20 February 2006

SF delegates set terms for taking part in coalition

Irish Times

By Mark Hennessy and Gerry Moriarty

Sinn Féin Ardfheis delegates have insisted that the Offences against the State Act must be repealed before the party will enter a coalition government, despite the strong wishes of the party's leadership, write Mark Hennessy and Gerry Moriarty

During a difficult weekend for Gerry Adams and Martin McGuinness, delegates were persuaded not to vote for a blanket ban on entering power in the Republic, but rather to leave the issue aside until a post-election special conference, if a coalition option was available.

The 1939 legislation has been the main legislation used by the State in its fight against the IRA and includes powers to set up the non-jury Special Criminal Court and to jail people for five years for IRA membership on the word of a Garda superintendent.

Calls for the party to rule out supporting the Police Service of Northern Ireland and the Northern Policing Board were finally defeated following the intervention of key leadership figures, such as West Tyrone MP Pat Doherty and policing spokesman Gerry Kelly, who persuaded delegates to retain the existing policy where Sinn Féin would hold a special conference before making any change.

The most controversial of the weekend debates was on coalition, during which a number of speakers warned colleagues not to enter power with Fine Gael, Labour and, particularly, Fianna Fáil, while Dublin Ógra Sinn Féin wanted coalition vetoed until a united Ireland was achieved.

Alarmed, senior figures such as Mr McGuinness, Mr Kelly and Arthur Morgan TD swung into the debate to urge delegates to hold to the position of calling, if necessary, a special ardfheis after the election to discuss coalition.

In the end, all anti-coalition motions collapsed without a vote as a superseding motion supporting the existing policy was passed.

Delegates, however, quickly delivered a snub to the leadership by adopting the Offences Against the State Act motion - even though Mr McGuinness, twice jailed under the Act, opposed it.

In his keynote speech, Mr Adams said Sinn Féin was serious about entering power in the Republic "if we have the mandate and if we can secure an inter-party government and a programme for government consistent with republican objectives".

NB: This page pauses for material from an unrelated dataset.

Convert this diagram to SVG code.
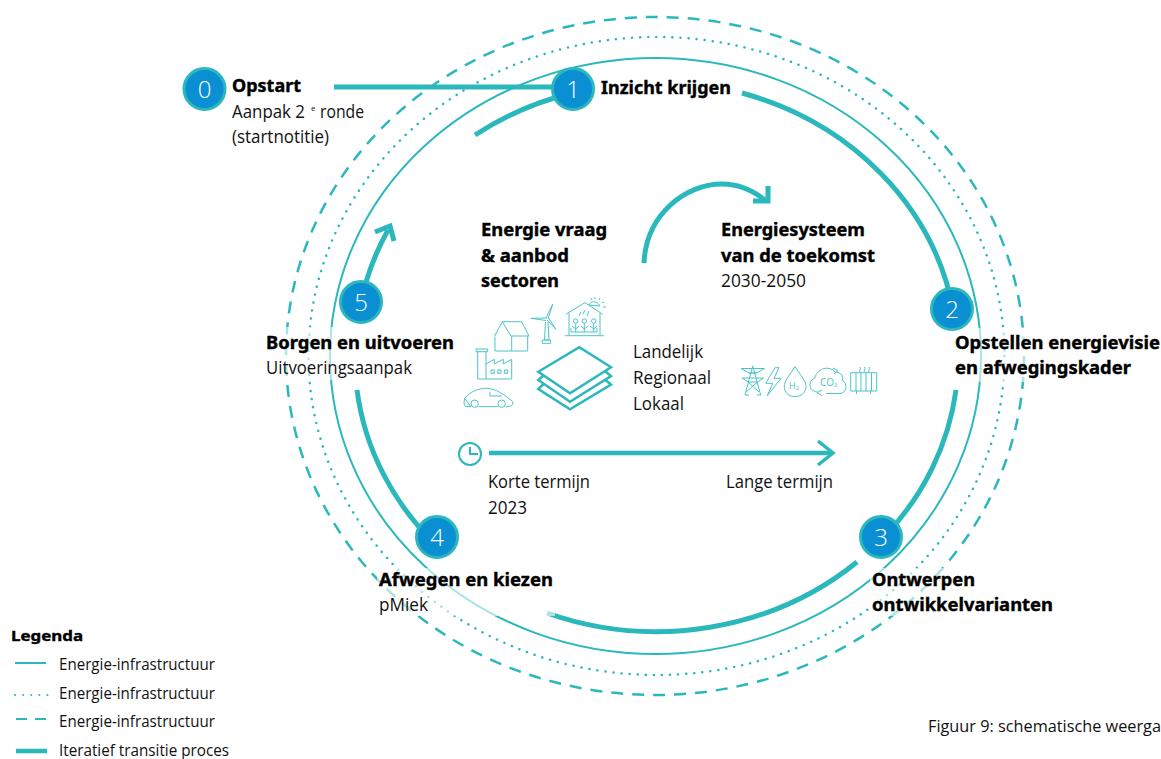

He also stressed his opposition to a phased return of the Northern Assembly, which British prime minister Tony Blair is considering and which is generally favoured by the DUP. "There can be no dilution of the Good Friday agreement to allow for a two-tier or two-stages approach or British-appointed commissioners to run the North."

Taoiseach Bertie Ahern said yesterday "no decisions" had been made. "A lot of things are being considered, no decision has been made. Anything we are looking at is speculative."

Sinn Féin delegates backed the release of all IRA prisoners, including the killers of Det Garda Jerry McCabe. Delegate Oilibhéar Ó Brolacháin from Armagh said he was "ashamed" that so few Sinn Féin leaders were on the platform for the prisoners' debate.

The so-called "Colombia Three", James Monaghan, Niall Connolly and Martin McCauley, attended without any fanfare or major comment, while Evelyn Glenholmes, who once faced extradition from the Republic but who is now living openly in the North, was elected to the Sinn Féin ardchomhairle, along with assembly member Francie Molloy, who was briefly suspended from Sinn Féin last year for opposing party policy on local government.

Lands owned by "British aristocratic landlords" in the State should be seized by compulsory purchase orders, delegates also agreed, while fishing rights enjoyed by the Duke of Devonshire and others should be abolished.